On paper, 1440p vs 1080p testing sounds like a fair request: people want “real world” numbers that match their monitor resolution. In practice, 1440p CPU benchmarks often do the opposite of what buyers need. At 1440p, many modern games become GPU-limited even with powerful CPUs, especially when high or “Overkill” presets are used. That means a mid‑range and high‑end CPU can deliver almost identical frame rates simply because the graphics card is already maxed out. The result is a misleading narrative that older or weaker processors are “good enough” everywhere. In reality, those CPUs may cap out around 100 fps while newer models can sustain significantly higher frame rates at lower resolutions or reduced settings. If you only look at 1440p data in isolation, you risk assuming parity where there are substantial CPU headroom differences that matter for high-refresh gaming.

Why 1080p Remains the Gold Standard for CPU Testing

Testing CPUs at 1080p with appropriate presets remains the most reliable way to reveal true processor scaling.
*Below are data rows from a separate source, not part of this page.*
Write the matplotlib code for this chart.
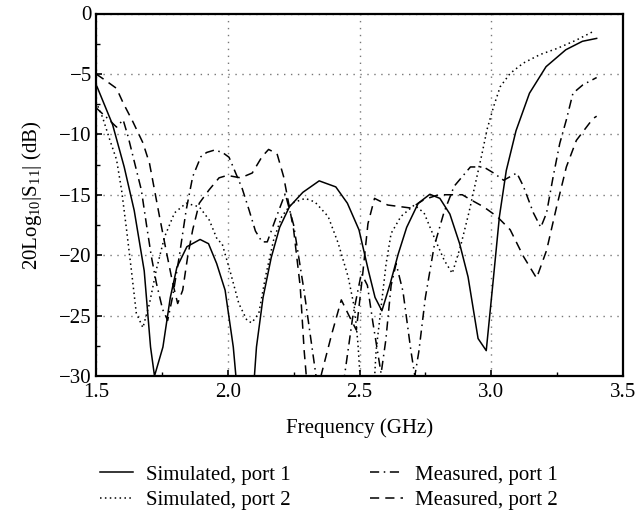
import matplotlib
matplotlib.use("Agg")
import matplotlib.pyplot as plt
from matplotlib.ticker import MultipleLocator

plt.rcParams['font.family'] = ['Liberation Serif', 'DejaVu Serif']
plt.rcParams['mathtext.fontset'] = 'custom'
plt.rcParams['mathtext.rm'] = 'Liberation Serif'
plt.rcParams['mathtext.it'] = 'Liberation Serif:italic'

# frequency (GHz) / return loss (dB)
sim1_f = [1.5, 1.504, 1.563, 1.607, 1.645, 1.683, 1.707, 1.722, 1.754, 1.782, 1.807,
          1.845, 1.895, 1.927, 1.958, 1.99, 2.021, 2.035, 2.065, 2.098, 2.109, 2.134,
          2.165, 2.197, 2.234, 2.285, 2.347, 2.41, 2.454, 2.498, 2.534, 2.559, 2.585,
          2.616, 2.647, 2.679, 2.723, 2.767, 2.805, 2.843, 2.88, 2.912, 2.95, 2.981,
          3.006, 3.031, 3.057, 3.094, 3.145, 3.208, 3.283, 3.346, 3.4]
sim1_db = [-5.9, -6.06, -9.2, -12.7, -16.3, -21.3, -27.6, -30.0, -27.6, -23.5, -21.0,
           -19.3, -18.7, -19.05, -20.7, -22.9, -27.6, -31.0, -36.0, -31.0, -27.6, -23.5,
           -20.2, -17.7, -16.0, -14.8, -13.85, -14.35, -15.7, -17.9, -21.3, -23.5, -24.6,
           -22.4, -19.9, -17.7, -15.7, -14.96, -15.3, -16.6, -19.05, -21.8, -26.9, -27.9,
           -22.4, -16.8, -13.0, -9.7, -6.6, -4.4, -3.0, -2.3, -2.06]

sim2_f = [1.5, 1.525, 1.553, 1.578, 1.597, 1.616, 1.634, 1.653, 1.678, 1.703, 1.729,
          1.76, 1.798, 1.842, 1.892, 1.93, 1.961, 1.978, 2.011, 2.042, 2.073, 2.091,
          2.118, 2.143, 2.174, 2.205, 2.243, 2.294, 2.331, 2.381, 2.419, 2.457, 2.482,
          2.494, 2.505, 2.53, 2.555, 2.563, 2.582, 2.601, 2.62, 2.657, 2.708, 2.745,
          2.783, 2.821, 2.852, 2.883, 2.915, 2.94, 2.965, 2.984, 3.009, 3.034, 3.072,
          3.122, 3.185, 3.249, 3.323, 3.386]
sim2_db = [-7.3, -8.6, -10.5, -12.1, -14.6, -17.9, -21.2, -24.8, -26.0, -24.0, -21.2,
           -18.5, -16.5, -15.7, -16.0, -17.1, -18.75, -19.0, -21.5, -24.0, -25.4, -25.6,
           -24.8, -21.8, -18.75, -16.8, -15.7, -15.3, -15.6, -16.8, -19.0, -21.8, -24.5,
           -27.3, -31.0, -33.0, -31.0, -27.9, -24.3, -20.7, -18.2, -16.8, -15.85, -16.5,
           -18.5, -20.4, -21.5, -19.3, -16.5, -14.05, -11.6, -9.6, -7.7, -6.06, -4.95,
           -4.1, -3.4, -2.9, -2.2, -1.5]

meas1_f = [1.5, 1.54, 1.578, 1.603, 1.622, 1.647, 1.672, 1.691, 1.71, 1.729, 1.753,
           1.772, 1.791, 1.816, 1.842, 1.867, 1.898, 1.92, 1.95, 1.98, 2.005, 2.03,
           2.055, 2.08, 2.105, 2.13, 2.15, 2.18, 2.218, 2.25, 2.29, 2.335, 2.36, 2.40,
           2.443, 2.475, 2.507, 2.53, 2.551, 2.582, 2.60, 2.62, 2.639, 2.665, 2.695,
           2.71, 2.725, 2.75, 2.783, 2.82, 2.859, 2.921, 2.971, 3.009, 3.047, 3.097,
           3.122, 3.16, 3.188, 3.21, 3.235, 3.26, 3.285, 3.31, 3.348, 3.4]
meas1_db = [-7.8, -8.6, -9.4, -8.8, -10.2, -12.4, -14.6, -17.4, -20.1, -22.3, -24.5,
            -25.4, -23.4, -20.1, -16.3, -13.5, -11.85, -11.5, -11.3, -11.5, -11.9, -13.2,
            -14.5, -16.2, -18.0, -18.9, -18.9, -17.1, -14.9, -17.5, -23.0, -30.0, -33.0,
            -33.0, -30.0, -25.0, -21.5, -22.5, -25.6, -29.8, -27.0, -22.5, -20.7, -23.0,
            -27.9, -30.0, -28.0, -23.5, -19.3, -16.5, -14.3, -12.7, -12.7, -13.2, -13.8,
            -13.2, -14.3, -16.5, -17.7, -16.5, -13.5, -10.75, -8.8, -6.6, -5.9, -5.3]

meas2_f = [1.5, 1.54, 1.578, 1.603, 1.64, 1.678, 1.703, 1.722, 1.741, 1.766, 1.791,
           1.81, 1.829, 1.848, 1.867, 1.892, 1.929, 1.967, 1.998, 2.049, 2.093, 2.13,
           2.155, 2.187, 2.212, 2.231, 2.25, 2.275, 2.29, 2.30, 2.335, 2.356, 2.395,
           2.431, 2.46, 2.488, 2.51, 2.532, 2.557, 2.607, 2.695, 2.745, 2.8, 2.89,
           2.921, 2.971, 3.022, 3.072, 3.122, 3.172, 3.21, 3.248, 3.285, 3.323, 3.386,
           3.4]
meas2_db = [-5.0, -5.6, -6.2, -7.4, -8.96, -10.7, -12.4, -14.6, -16.8, -19.6, -22.3,
            -24.0, -22.9, -20.1, -17.9, -15.7, -14.6, -13.6, -13.4, -13.6, -13.2, -11.85,
            -11.25, -11.6, -13.5, -15.7, -17.9, -22.6, -27.9, -30.5, -32.0, -29.8, -26.5,
            -23.7, -25.0, -26.2, -22.0, -17.4, -15.3, -15.85, -16.1, -15.4, -15.0, -15.0,
            -15.4, -16.0, -16.8, -17.9, -20.1, -21.9, -19.6, -16.0, -12.7, -10.5, -8.7,
            -8.5]

labels = ['Simulated, port 1', 'Simulated, port 2', 'Measured, port 1', 'Measured, port 2']

fs = 15
fig = plt.figure(figsize=(6.37, 5.13), dpi=100, facecolor='white')
ax = fig.add_axes([96 / 637, 1 - 376 / 513, 527 / 637, 362.5 / 513])

lw = 1.1
ax.plot(sim1_f, sim1_db, color='black', lw=lw, ls='-', label=labels[0])
ax.plot(sim2_f, sim2_db, color='black', lw=lw, ls=(0, (1, 2.2)), label=labels[1])
ax.plot(meas1_f, meas1_db, color='black', lw=lw, ls=(0, (6, 3, 1, 3)), label=labels[2])
ax.plot(meas2_f, meas2_db, color='black', lw=lw, ls=(0, (6, 4)), label=labels[3])

ax.set_xlim(1.5, 3.5)
ax.set_ylim(-30, 0)
ax.xaxis.set_major_locator(MultipleLocator(0.5))
ax.xaxis.set_minor_locator(MultipleLocator(0.25))
ax.yaxis.set_major_locator(MultipleLocator(5))
ax.yaxis.set_minor_locator(MultipleLocator(2.5))
ax.xaxis.set_major_formatter(plt.FormatStrFormatter('%.1f'))
ax.tick_params(which='both', direction='in', top=False, right=False, labelsize=fs)
ax.tick_params(which='major', length=4, width=1.2)
ax.tick_params(which='minor', length=3, width=1)
ax.tick_params(axis='x', which='major', pad=5)
ax.tick_params(axis='y', which='major', pad=3)
ax.grid(True, which='major', color='#777777', ls=(0, (1, 4)), lw=1)
for s in ax.spines.values():
    s.set_linewidth(1.6)

ax.set_xlabel('Frequency (GHz)', fontsize=fs, labelpad=12)
ax.set_ylabel(r'20Log$_{10}$|S$_{11}$| (dB)', fontsize=fs, labelpad=11)

fig.legend(loc='upper left', bbox_to_anchor=(100 / 637, 1 - 465 / 513), ncol=2,
           frameon=False, fontsize=fs, handlelength=1.6, handletextpad=0.6,
           columnspacing=3.8, labelspacing=0.3, borderpad=0, borderaxespad=0)

fig.savefig('out.png', dpi=100)
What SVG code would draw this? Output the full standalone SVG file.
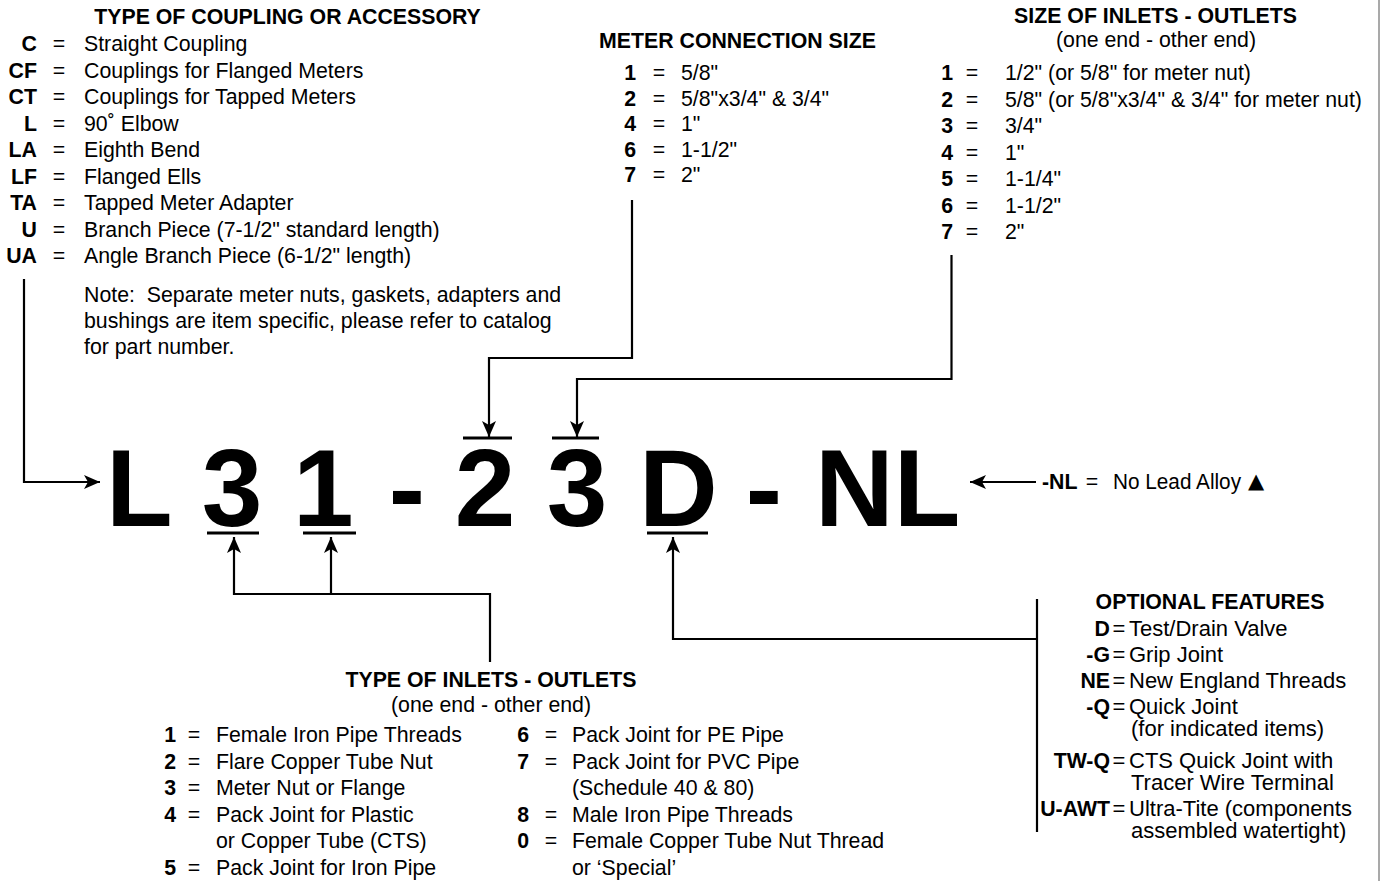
<svg xmlns="http://www.w3.org/2000/svg" width="1380" height="881" viewBox="0 0 1380 881">
<style>
.t{font-family:"Liberation Sans",Arial,Helvetica,sans-serif;font-size:21.3px;fill:#000}
.o{font-size:22px}
.b{font-weight:bold}
.r{text-anchor:end}
.m{text-anchor:middle}
.big{font-family:"Liberation Sans",Arial,Helvetica,sans-serif;font-size:109px;font-weight:bold;fill:#000}
.ln{stroke:#000;stroke-width:2.2;fill:none}
.bar{stroke:#000;stroke-width:3}
</style>
<defs>
<marker id="ah" markerUnits="userSpaceOnUse" markerWidth="17" markerHeight="15" viewBox="0 -7.5 17 15" refX="16" refY="0" orient="auto">
<path d="M0,-7 L16,0 L0,7 L4,0 Z" fill="#000"/>
</marker>
</defs>
<rect width="1380" height="881" fill="#fff"/>
<line x1="1379" y1="0" x2="1379" y2="881" stroke="#8c8c8c" stroke-width="1.5"/>

<g id="coupling">
<text x="287.5" y="24" class="t b m">TYPE OF COUPLING OR ACCESSORY</text>
<text x="37" y="51" class="t b r">C</text><text x="59" y="51" class="t m">=</text><text x="84" y="51" class="t">Straight Coupling</text>
<text x="37" y="77.5" class="t b r">CF</text><text x="59" y="77.5" class="t m">=</text><text x="84" y="77.5" class="t">Couplings for Flanged Meters</text>
<text x="37" y="104" class="t b r">CT</text><text x="59" y="104" class="t m">=</text><text x="84" y="104" class="t">Couplings for Tapped Meters</text>
<text x="37" y="130.5" class="t b r">L</text><text x="59" y="130.5" class="t m">=</text><text x="84" y="130.5" class="t">90˚ Elbow</text>
<text x="37" y="157" class="t b r">LA</text><text x="59" y="157" class="t m">=</text><text x="84" y="157" class="t">Eighth Bend</text>
<text x="37" y="183.5" class="t b r">LF</text><text x="59" y="183.5" class="t m">=</text><text x="84" y="183.5" class="t">Flanged Ells</text>
<text x="37" y="210" class="t b r">TA</text><text x="59" y="210" class="t m">=</text><text x="84" y="210" class="t">Tapped Meter Adapter</text>
<text x="37" y="236.5" class="t b r">U</text><text x="59" y="236.5" class="t m">=</text><text x="84" y="236.5" class="t">Branch Piece (7-1/2" standard length)</text>
<text x="37" y="263" class="t b r">UA</text><text x="59" y="263" class="t m">=</text><text x="84" y="263" class="t">Angle Branch Piece (6-1/2" length)</text>
<text x="84" y="302" class="t">Note:&#160; Separate meter nuts, gaskets, adapters and</text>
<text x="84" y="328" class="t">bushings are item specific, please refer to catalog</text>
<text x="84" y="354" class="t">for part number.</text>
</g>

<g id="meter-size">
<text x="737.5" y="48" class="t b m">METER CONNECTION SIZE</text>
<text x="636" y="80" class="t b r">1</text><text x="659" y="80" class="t m">=</text><text x="681" y="80" class="t">5/8"</text>
<text x="636" y="105.5" class="t b r">2</text><text x="659" y="105.5" class="t m">=</text><text x="681" y="105.5" class="t">5/8"x3/4" &amp; 3/4"</text>
<text x="636" y="131" class="t b r">4</text><text x="659" y="131" class="t m">=</text><text x="681" y="131" class="t">1"</text>
<text x="636" y="156.5" class="t b r">6</text><text x="659" y="156.5" class="t m">=</text><text x="681" y="156.5" class="t">1-1/2"</text>
<text x="636" y="182" class="t b r">7</text><text x="659" y="182" class="t m">=</text><text x="681" y="182" class="t">2"</text>
</g>

<g id="inlet-size">
<text x="1155.5" y="22.5" class="t b m">SIZE OF INLETS - OUTLETS</text>
<text x="1156" y="47" class="t m">(one end - other end)</text>
<text x="953" y="80" class="t b r">1</text><text x="972" y="80" class="t m">=</text><text x="1005" y="80" class="t">1/2" (or 5/8" for meter nut)</text>
<text x="953" y="106.5" class="t b r">2</text><text x="972" y="106.5" class="t m">=</text><text x="1005" y="106.5" class="t">5/8" (or 5/8"x3/4" &amp; 3/4" for meter nut)</text>
<text x="953" y="133" class="t b r">3</text><text x="972" y="133" class="t m">=</text><text x="1005" y="133" class="t">3/4"</text>
<text x="953" y="159.5" class="t b r">4</text><text x="972" y="159.5" class="t m">=</text><text x="1005" y="159.5" class="t">1"</text>
<text x="953" y="186" class="t b r">5</text><text x="972" y="186" class="t m">=</text><text x="1005" y="186" class="t">1-1/4"</text>
<text x="953" y="212.5" class="t b r">6</text><text x="972" y="212.5" class="t m">=</text><text x="1005" y="212.5" class="t">1-1/2"</text>
<text x="953" y="239" class="t b r">7</text><text x="972" y="239" class="t m">=</text><text x="1005" y="239" class="t">2"</text>
</g>

<g id="code">
<text id="c-L" x="106" y="526" class="big">L</text>
<text id="c-3a" x="232" y="526" class="big m">3</text>
<text id="c-1" x="293" y="526" class="big">1</text>
<text id="c-d1" x="407" y="526" class="big m">-</text>
<text id="c-2" x="485" y="526" class="big m">2</text>
<text id="c-3b" x="577" y="526" class="big m">3</text>
<text id="c-D" x="639" y="526" class="big">D</text>
<text id="c-d2" x="764" y="526" class="big m">-</text>
<text id="c-NL" x="815" y="526" class="big">NL</text>
<line x1="207" y1="533" x2="259" y2="533" class="bar"/>
<line x1="303" y1="533" x2="356" y2="533" class="bar"/>
<line x1="463" y1="438" x2="512" y2="438" class="bar"/>
<line x1="552" y1="438" x2="599" y2="438" class="bar"/>
<line x1="647" y1="533" x2="708" y2="533" class="bar"/>
</g>

<g id="no-lead">
<text x="1042" y="489" class="t b">-NL</text>
<text x="1092" y="489" class="t m">=</text>
<text x="1113" y="489" class="t" textLength="128" lengthAdjust="spacingAndGlyphs">No Lead Alloy</text>
<text x="1248" y="488" class="t" style="font-family:'DejaVu Sans',sans-serif;font-size:21px">▲</text>
</g>

<g id="inlet-type">
<text x="491" y="687" class="t b m">TYPE OF INLETS - OUTLETS</text>
<text x="491" y="711.5" class="t m">(one end - other end)</text>
<text x="176" y="742" class="t b r">1</text><text x="194" y="742" class="t m">=</text><text x="216" y="742" class="t">Female Iron Pipe Threads</text>
<text x="176" y="768.5" class="t b r">2</text><text x="194" y="768.5" class="t m">=</text><text x="216" y="768.5" class="t">Flare Copper Tube Nut</text>
<text x="176" y="795" class="t b r">3</text><text x="194" y="795" class="t m">=</text><text x="216" y="795" class="t">Meter Nut or Flange</text>
<text x="176" y="821.5" class="t b r">4</text><text x="194" y="821.5" class="t m">=</text><text x="216" y="821.5" class="t">Pack Joint for Plastic</text>
<text x="216" y="848" class="t">or Copper Tube (CTS)</text>
<text x="176" y="874.5" class="t b r">5</text><text x="194" y="874.5" class="t m">=</text><text x="216" y="874.5" class="t">Pack Joint for Iron Pipe</text>
<text x="529" y="742" class="t b r">6</text><text x="551" y="742" class="t m">=</text><text x="572" y="742" class="t">Pack Joint for PE Pipe</text>
<text x="529" y="768.5" class="t b r">7</text><text x="551" y="768.5" class="t m">=</text><text x="572" y="768.5" class="t">Pack Joint for PVC Pipe</text>
<text x="572" y="795" class="t">(Schedule 40 &amp; 80)</text>
<text x="529" y="821.5" class="t b r">8</text><text x="551" y="821.5" class="t m">=</text><text x="572" y="821.5" class="t">Male Iron Pipe Threads</text>
<text x="529" y="848" class="t b r">0</text><text x="551" y="848" class="t m">=</text><text x="572" y="848" class="t">Female Copper Tube Nut Thread</text>
<text x="572" y="874.5" class="t">or ‘Special’</text>
</g>

<g id="optional">
<text x="1210" y="609" class="t b m">OPTIONAL FEATURES</text>
<text x="1110" y="636" class="t b r">D</text><text x="1119" y="636" class="t o m">=</text><text x="1129" y="636" class="t o">Test/Drain Valve</text>
<text x="1110" y="662" class="t b r">-G</text><text x="1119" y="662" class="t o m">=</text><text x="1129" y="662" class="t o">Grip Joint</text>
<text x="1110" y="688" class="t b r">NE</text><text x="1119" y="688" class="t o m">=</text><text x="1129" y="688" class="t o">New England Threads</text>
<text x="1110" y="714" class="t b r">-Q</text><text x="1119" y="714" class="t o m">=</text><text x="1129" y="714" class="t o">Quick Joint</text>
<text x="1131" y="736" class="t o">(for indicated items)</text>
<text x="1110" y="768" class="t b r">TW-Q</text><text x="1119" y="768" class="t o m">=</text><text x="1129" y="768" class="t o">CTS Quick Joint with</text>
<text x="1131" y="789.5" class="t o">Tracer Wire Terminal</text>
<text x="1110" y="816" class="t b r">U-AWT</text><text x="1119" y="816" class="t o m">=</text><text x="1129" y="816" class="t o">Ultra-Tite (components</text>
<text x="1131" y="838" class="t o">assembled watertight)</text>
</g>

<g id="connectors">
<path class="ln" d="M24,279 V482 H100" marker-end="url(#ah)"/>
<path class="ln" d="M632,200 V358 H489 V437" marker-end="url(#ah)"/>
<path class="ln" d="M951.5,255 V379 H577 V437" marker-end="url(#ah)"/>
<path class="ln" d="M490,662 V594 H234 V537" marker-end="url(#ah)"/>
<path class="ln" d="M331,594 V537" marker-end="url(#ah)"/>
<path class="ln" d="M1037,639 H673 V537" marker-end="url(#ah)"/>
<path class="ln" d="M1037,599 V832"/>
<path class="ln" d="M1036,482 H970" marker-end="url(#ah)"/>
</g>
</svg>
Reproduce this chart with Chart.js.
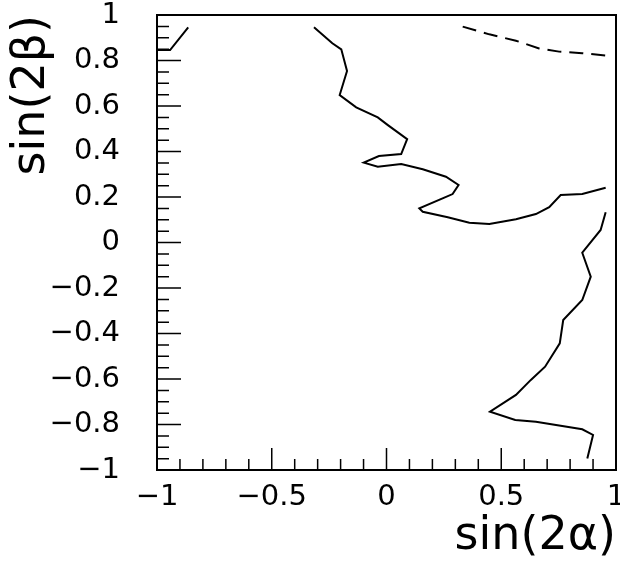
<!DOCTYPE html>
<html>
<head>
<meta charset="utf-8">
<script src="https://cdn.jsdelivr.net/npm/chart.js@4.4.1/dist/chart.umd.min.js"></script>
<style>
    body { margin: 0; background: #fff; }
    canvas { display: block; }
</style>
</head>
<body>
<canvas id="contourChart" width="620" height="573"></canvas>
<script>
// Kontur di bidang sin(2a) - sin(2b)
const cornerX = [-0.864, -0.943, -1.0];
const cornerY = [0.946, 0.846, 0.846];

const mainX = [-0.316, -0.236, -0.197, -0.172, -0.204, -0.132, -0.038, 0.006, 0.090, 0.064, -0.033, -0.099, -0.038, 0.064, 0.158, 0.259, 0.314, 0.288, 0.252, 0.143, 0.158, 0.267, 0.361, 0.448, 0.564, 0.651, 0.709, 0.759, 0.853, 0.955];
const mainY = [0.946, 0.876, 0.849, 0.754, 0.648, 0.594, 0.550, 0.516, 0.454, 0.389, 0.380, 0.351, 0.333, 0.345, 0.322, 0.289, 0.253, 0.213, 0.197, 0.150, 0.135, 0.111, 0.087, 0.081, 0.102, 0.125, 0.155, 0.209, 0.213, 0.241];

const dashX = [0.332, 0.448, 0.564, 0.665, 0.752, 0.853, 0.962];
const dashY = [0.949, 0.915, 0.887, 0.853, 0.839, 0.832, 0.821];

const rightX = [0.955, 0.933, 0.853, 0.890, 0.853, 0.770, 0.755, 0.691, 0.629, 0.564, 0.451, 0.561, 0.651, 0.853, 0.900, 0.875];
const rightY = [0.133, 0.055, -0.045, -0.150, -0.253, -0.341, -0.443, -0.546, -0.604, -0.670, -0.744, -0.780, -0.788, -0.821, -0.846, -0.949];

const xTickLabels = [-1, -0.5, 0, 0.5, 1];
const yTickLabels = [-1, -0.8, -0.6, -0.4, -0.2, 0, 0.2, 0.4, 0.6, 0.8, 1];

const toPoints = (xs, ys) => xs.map((x, i) => ({ x: x, y: ys[i] }));
const fmt = v => String(Math.round(v * 10) / 10).replace('-', '\u2212');

const FONT = "'DejaVu Sans', sans-serif";

// Bingkai plot + tick ke dalam (gaya ROOT)
const frameTicks = {
    id: 'frameTicks',
    afterDatasetsDraw(chart) {
        const { ctx, chartArea: a, scales } = chart;
        ctx.save();
        ctx.strokeStyle = '#000';
        ctx.lineWidth = 2;
        ctx.strokeRect(a.left, a.top, a.right - a.left, a.bottom - a.top);
        ctx.lineWidth = 1.5;
        ctx.beginPath();
        for (let i = 1; i < 40; i++) {
            const v = -1 + i * 0.05;
            const py = scales.y.getPixelForValue(v);
            const len = i % 4 === 0 ? 24 : 12;
            ctx.moveTo(a.left, py);
            ctx.lineTo(a.left + len, py);
        }
        for (let i = 1; i < 20; i++) {
            const v = -1 + i * 0.1;
            const px = scales.x.getPixelForValue(v);
            const len = i % 5 === 0 ? 22 : 11;
            ctx.moveTo(px, a.bottom);
            ctx.lineTo(px, a.bottom - len);
        }
        ctx.stroke();
        ctx.restore();
    }
};

const lineStyle = { showLine: true, pointRadius: 0, borderColor: '#000', borderWidth: 2, tension: 0, fill: false };

new Chart(document.getElementById('contourChart'), {
    type: 'scatter',
    data: {
        datasets: [
            { ...lineStyle, data: toPoints(cornerX, cornerY) },
            { ...lineStyle, data: toPoints(mainX, mainY) },
            { ...lineStyle, data: toPoints(dashX, dashY), borderDash: [14, 8] },
            { ...lineStyle, data: toPoints(rightX, rightY) }
        ]
    },
    options: {
        responsive: false,
        animation: false,
        devicePixelRatio: 1,
        layout: { padding: { left: 4, top: 15, right: 4, bottom: 0 } },
        plugins: {
            legend: { display: false },
            tooltip: { enabled: false }
        },
        scales: {
            x: {
                type: 'linear',
                min: -1,
                max: 1,
                afterBuildTicks: s => { s.ticks = xTickLabels.map(v => ({ value: v })); },
                afterFit: s => { s.height = 103; s.paddingLeft = 0; s.paddingRight = 0; },
                ticks: {
                    color: '#000',
                    font: { family: FONT, size: 29 },
                    padding: 10,
                    maxRotation: 0,
                    callback: v => fmt(v)
                },
                grid: { display: false, drawTicks: false },
                border: { display: false },
                title: {
                    display: true,
                    text: 'sin(2\u03b1)',
                    align: 'end',
                    color: '#000',
                    font: { family: FONT, size: 46 },
                    padding: { top: 0, bottom: 8 }
                }
            },
            y: {
                type: 'linear',
                min: -1,
                max: 1,
                afterBuildTicks: s => { s.ticks = yTickLabels.map(v => ({ value: v })); },
                afterFit: s => { s.width = 153; s.paddingTop = 0; s.paddingBottom = 0; },
                ticks: {
                    color: '#000',
                    font: { family: FONT, size: 29 },
                    padding: 37,
                    callback: v => fmt(v)
                },
                grid: { display: false, drawTicks: false },
                border: { display: false },
                title: {
                    display: true,
                    text: 'sin(2\u03b2)',
                    align: 'end',
                    color: '#000',
                    font: { family: FONT, size: 46 },
                    padding: 0
                }
            }
        }
    },
    plugins: [frameTicks]
});
</script>
</body>
</html>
By easing the GPU workload, 1080p benchmarks push games into CPU-limited territory more often, making frame rate gaps between processors obvious. This is crucial for competitive titles where players chase 120, 144, or even 200 fps and rely on lower settings to reduce latency and improve visibility. In those scenarios, your graphics card frequently has spare capacity, so the bottleneck shifts to the CPU. A chip that looks fine at 1440p might struggle to maintain 140 fps once you dial down visual settings. 1080p benchmarks also help both casual and competitive gamers align CPU choices with target frame rates: they clearly show where an older CPU stops being sufficient and where a newer architecture or cache‑heavy model starts delivering consistently higher performance.

Upscaling, “Real World” Play, and Smarter Buying Decisions

Modern upscaling complicates the idea that 1440p benchmarks are inherently more realistic. Many gamers enable DLSS or FSR at 1440p using Quality or Balanced modes, which internally render below 1080p before reconstruction. In other words, a supposedly “real world” 1440p setup is often driven by a base resolution closer to or under 1080p. From a CPU’s perspective, that behaves much like 1080p CPU performance testing, not native 1440p. Understanding how resolution, presets, and upscaling interact helps you interpret benchmark charts correctly. If your target is 60–100 fps at high visuals, nearly any modern CPU might fit. But if you’re aiming for triple‑digit frame rates in competitive shooters, you need benchmarks that uncover CPU headroom, not GPU bottlenecks. Prioritizing high‑quality 1080p data over redundant 1440p CPU benchmarking will lead to more informed, build‑appropriate processor choices.